We've boiled down our max ent. prescription

into 2 steps. The first thing is you want the

probability distribution to satisfy this constraint

on the average value of the waiting time.

And the second thing is we want

that particular probability distribution to

have the maximum entropy - to maximize the

function p log p, and I always forget the negative

sign. So in fact, we're maximizing the function

negative sum over all states of the system

p log p. And remember, states of the system

here are how long you've waited for a particular

cab. Or rather, how long you've waited from

a particular time you decided to start waiting.

So, this turns out to be a hard problem, or

at least a non-trivial problem. If you have

a little calculus, you're really good at maximizing

functions, so let's start there. Let's imagine

in particular...and I'll use this very simple example

of maximizing a function over a 2-dimensional

space. Let's call these the x1 and x2 axes.

So I have some function. I'm just

going to draw the contours for you.

So here we go. And what I'm going to do is

make it such that there's a single maximum over

this space. And what we'll talk about in one of

the appendices, if we have time, is why we can

prove that the entropy function has a unique

maximum even what you subject it to these

constraints. For now, you can take it on faith

that, in fact, this problem has a unique solution.

So, here's a function. I've given it a unique

maximum, and so we'll call this function f.

So, using your amazing calculus skills, you know

that the maximum of this function is defined as

the point where the derivative of f with

respect to x is 0. And remember this is a vector

here so what this means is df/dx1 is 0 and

df/dx2 is zero. Now, yes, you might have

accidentally hit a minimum, so just check to

make sure it's actually a minimum. That's

what you would do. So now the problem is that

we're not allowed to range over this entire space.
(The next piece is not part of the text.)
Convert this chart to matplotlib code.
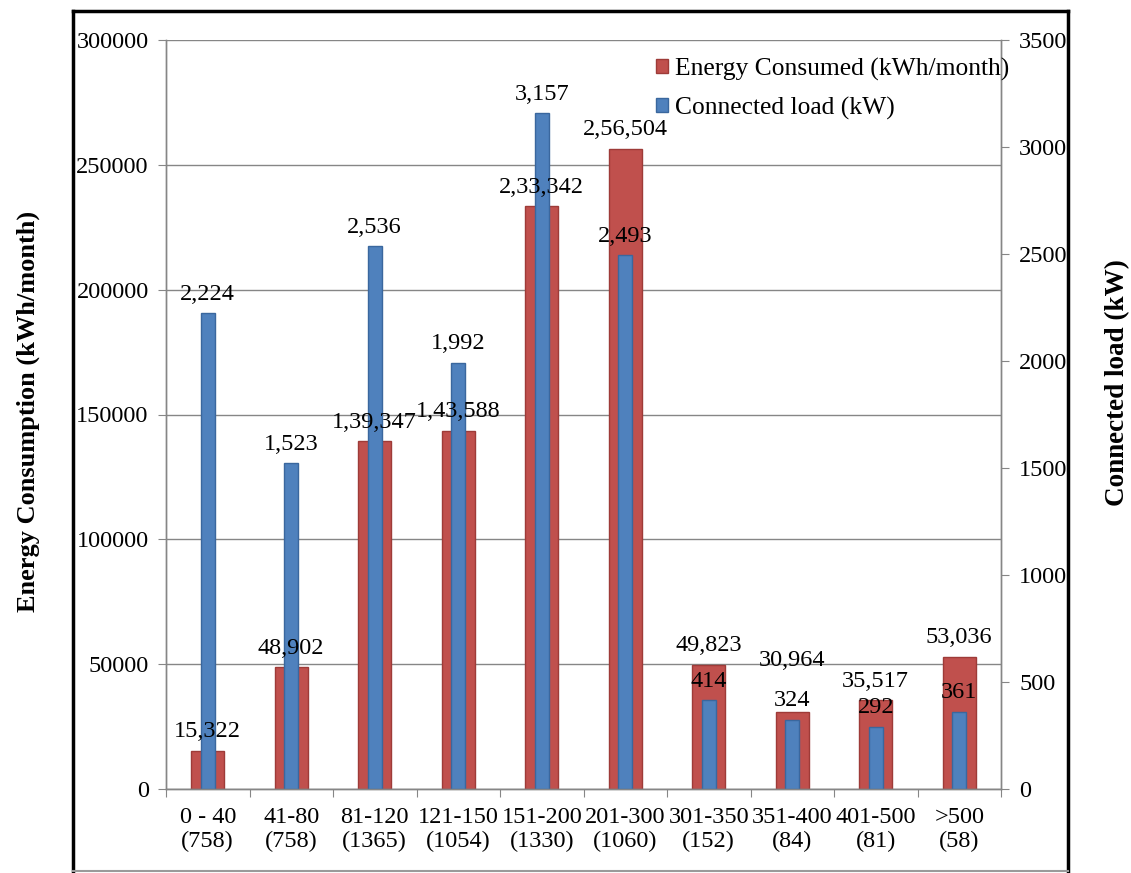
import numpy as np
import matplotlib
matplotlib.use("Agg")
import matplotlib.pyplot as plt
from matplotlib.lines import Line2D
from matplotlib.patches import Patch

plt.rcParams["font.family"] = ["Liberation Serif", "DejaVu Serif"]

# Consumption slabs (units/month) with number of consumers in brackets
categories = ["0 - 40\n(758)", "41-80\n(758)", "81-120\n(1365)", "121-150\n(1054)",
              "151-200\n(1330)", "201-300\n(1060)", "301-350\n(152)", "351-400\n(84)",
              "401-500\n(81)", ">500\n(58)"]
energy_kwh = [15322, 48902, 139347, 143588, 233342, 256504, 49823, 30964, 35517, 53036]
load_kw = [2224, 1523, 2536, 1992, 3157, 2493, 414, 324, 292, 361]

left_ticks = [0, 50000, 100000, 150000, 200000, 250000, 300000]
right_ticks = [0, 500, 1000, 1500, 2000, 2500, 3000, 3500]

RED = "#C0504D"
RED_EDGE = "#9E3B38"
BLUE = "#4F81BD"
BLUE_EDGE = "#3A679E"
AXIS_GREY = "#868686"
FS = 17.5


def indian_format(v):
    """Group digits Indian-style: last three, then pairs (e.g. 2,56,504)."""
    s = str(int(v))
    if len(s) <= 3:
        return s
    head, tail = s[:-3], s[-3:]
    parts = []
    while len(head) > 2:
        parts.insert(0, head[-2:])
        head = head[:-2]
    if head:
        parts.insert(0, head)
    return ",".join(parts) + "," + tail


W, H = 1131, 873
fig = plt.figure(figsize=(W / 100, H / 100), dpi=100)
fig.patch.set_facecolor("white")

ax1 = fig.add_axes([166 / W, 1 - 789 / H, (1001 - 166) / W, (789 - 40) / H])
ax2 = ax1.twinx()

x = np.arange(len(categories))

ax1.set_axisbelow(True)
ax1.bar(x, energy_kwh, width=0.4, color=RED, edgecolor=RED_EDGE, linewidth=1.0,
        label="Energy Consumed (kWh/month)", zorder=2)
ax2.bar(x, load_kw, width=0.17, color=BLUE, edgecolor=BLUE_EDGE, linewidth=1.0,
        label="Connected load (kW)", zorder=2)

ax1.set_xlim(-0.5, len(categories) - 0.5)
ax1.set_ylim(0, 300000)
ax2.set_ylim(0, 3500)

ax1.set_yticks(left_ticks)
ax1.set_yticklabels([str(t) for t in left_ticks])
ax2.set_yticks(right_ticks)
ax2.set_yticklabels([str(t) for t in right_ticks])
ax1.yaxis.grid(True, color=AXIS_GREY, linewidth=1.0)
ax1.xaxis.grid(False)

# category boundaries carry the tick marks, labels sit at the centres
ax1.set_xticks(np.arange(-0.5, len(categories), 1.0))
ax1.set_xticklabels([])
ax1.set_xticks(x, minor=True)
ax1.set_xticklabels(categories, minor=True, fontsize=FS, linespacing=1.15)
ax1.tick_params(axis="x", which="major", direction="out", length=6, color=AXIS_GREY)
ax1.tick_params(axis="x", which="minor", length=0, pad=13)
ax1.tick_params(axis="y", direction="out", length=6, color=AXIS_GREY, labelsize=FS, pad=6.5)
ax2.tick_params(axis="y", direction="out", length=6, color=AXIS_GREY, labelsize=FS, pad=7)

for a in (ax1, ax2):
    a.spines["top"].set_visible(False)
    for side in ("left", "right", "bottom"):
        a.spines[side].set_color(AXIS_GREY)
        a.spines[side].set_linewidth(1.0)

# value labels above each bar, drawn over everything
energy_label_lift = [6, 6, 6, 6, 6, 6, 6, 29, 6, 6]
for xi, v, dy in zip(x, energy_kwh, energy_label_lift):
    ax2.annotate(indian_format(v), xy=(xi, v), xycoords=ax1.transData,
                 xytext=(0, dy), textcoords="offset points",
                 ha="center", va="bottom", fontsize=FS, zorder=5)
for xi, v in zip(x, load_kw):
    ax2.annotate(indian_format(v), xy=(xi, v), xycoords=ax2.transData,
                 xytext=(0, 6), textcoords="offset points",
                 ha="center", va="bottom", fontsize=FS, zorder=5)

handles = [Patch(facecolor=RED, edgecolor=RED_EDGE),
           Patch(facecolor=BLUE, edgecolor=BLUE_EDGE)]
labels = ["Energy Consumed (kWh/month)", "Connected load (kW)"]
leg = ax2.legend(handles, labels, loc="upper left", bbox_to_anchor=(0.574, 0.99),
                 frameon=False, fontsize=18.4, handlelength=0.48, handleheight=0.48,
                 handletextpad=0.3, labelspacing=0.62, borderaxespad=0)
leg.set_zorder(6)

fig.text(28 / W, 1 - 411 / H, "Energy Consumption (kWh/month)", rotation=90,
         ha="center", va="center", fontsize=19, fontweight="bold")
fig.text(1118 / W, 1 - 383 / H, "Connected load (kW)", rotation=90,
         ha="center", va="center", fontsize=19.5, fontweight="bold")

# outer chart frame
fx0, fx1 = 73 / W, 1068 / W
fy0, fy1 = 1 - 871 / H, 1 - 11 / H
for xs, ys, c, lw in [([fx0, fx0], [fy0, fy1], "black", 2.5),
                      ([fx0, fx1], [fy1, fy1], "black", 2.5),
                      ([fx1, fx1], [fy0, fy1], "black", 2.5),
                      ([fx0, fx1], [fy0, fy0], "#9a9a9a", 1.5)]:
    fig.add_artist(Line2D(xs, ys, transform=fig.transFigure, color=c, linewidth=lw))

fig.savefig("out.png", dpi=100)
We're restricted to some subspace. We're restricted

in particular to some constraint here. So how

can we find the maximum of the function, not

the global maximum, but the maximum that

is also satisfying a set of constraints and what I'll

do is I'll draw those constraints as a line

in this space. A point here is a valid argument

for the function f, but it doesn't satisfy this

constraint here and what I'll do is

define this constraint in the following way.

I'll say the constraint is that g(x) = c, where c

is some number. And just to be clear, for us,

it's better to write g(p). We set that equal to

4 minutes. That's just to remind you our particular

constraint is that the function g is equal to 4.

This is the general case here. So what we want

to do now is not find the maximum point, the top

of the mountain. We want to find the point

that is the maximum along this line - this

line defined by g(x) = c. So let me give you

a little intuition about how you might do this.

Imagine you're on a train going through this

mountainous landscape, and as you're going

through, down here, you'll see you're crossing

contours of the function f. In this case, you're

going uphill - the function is increasing - so you

know a point there is not a maximum of the function

along this line because if you wait a little bit

longer, you'll get to this point here and you've

already crossed the contour line. So here,

you're going up. Notice here, you're going down

the other side of the mountain - you're crossing

contour lines in the other way, so you know,

in fact, that the maximum can't be over here

because you were already higher over here.

So, somewhere between here and here is the

maximum - somewhere in the middle you reach the

peak. You reach the peak when the contours of the

function f are parallel to the track that you are taking -

where there is a tangent point between the contour

and the direction of your motion on this fictitious

train. So, we know how to get the directions of the

contours of the function f - those are, indeed, just the

gradient of the function...this is a vector, remember.

And we are going to say these are equal to the

perpendiculars to the train tracks. So if the

perpendicular to the contour is parallel to the

perpendicular to the train track, that means

that the direction of the contour is parallel

to the direction of the train track. If the two

perpendiculars are parallel, so are the two

original vectors. So then the next question is

how can I get the perpendicular to the train track.

What I want you do is imagine this is the train

track for g(x) = c, and here is the train track

for g(x) = c' and so forth. So here is another set

of contours defined by the function g and we

want the perpendiculars to these contours to

be parallel to the contours for f - the

perpendiculars for the contours of f. So what

that means is that this gradient here - these arrows

here, and in particular, these arrows right here -

are equal to some real number lambda times

the gradient of the constraint. When this equation

is satisfied, that means that these contours here

are precisely parallel to these contours here.

So in order to maximize a function f subject

to a set of constraints, don't solve this here.

Don't solve this problem, solve this problem.

And now you notice you have this mysterious

value lambda. This is called the Lagrange multiplier.

So what we're going to do is try to find a solution

where the gradients are parallel to each other.

In other words, that one can be transformed into

another by scaling by some constant factor

along all axes. So this is the intuitive motivation

for how to solve the problem of maximization

subject to constraints when you have only

a single constraint. What we do is find the point

at which these two gradients align. There's a wrinkle.

The wrinkle is the following. It looks like we have only

one constraint here and our contraint is just

that this function is equal to 4. But we actually have

2 constraints. Our second constraint is overall

normalization and it says that we want this

function p here to normalize to 1. If you

sum the probabilities of all the arrival times, they

have to equal 1. Now, of course, p is a probability

so we know that has to be true. We didn't talk about

this explicitly, but when we start wandering over

function space - when these xs here become ps,

we start manipulating the probabilities - what we

want to do is be able to relax the constraint

that they sum to 1 when we consider maximizing

this function f. We want to be able to range over

the entire space including, for example, points

where all the probabilities - all the ps - are 0.

And then later what we'll do is we'll impose the

normalization constraint. So we actually have

2 constraints, and not just 1.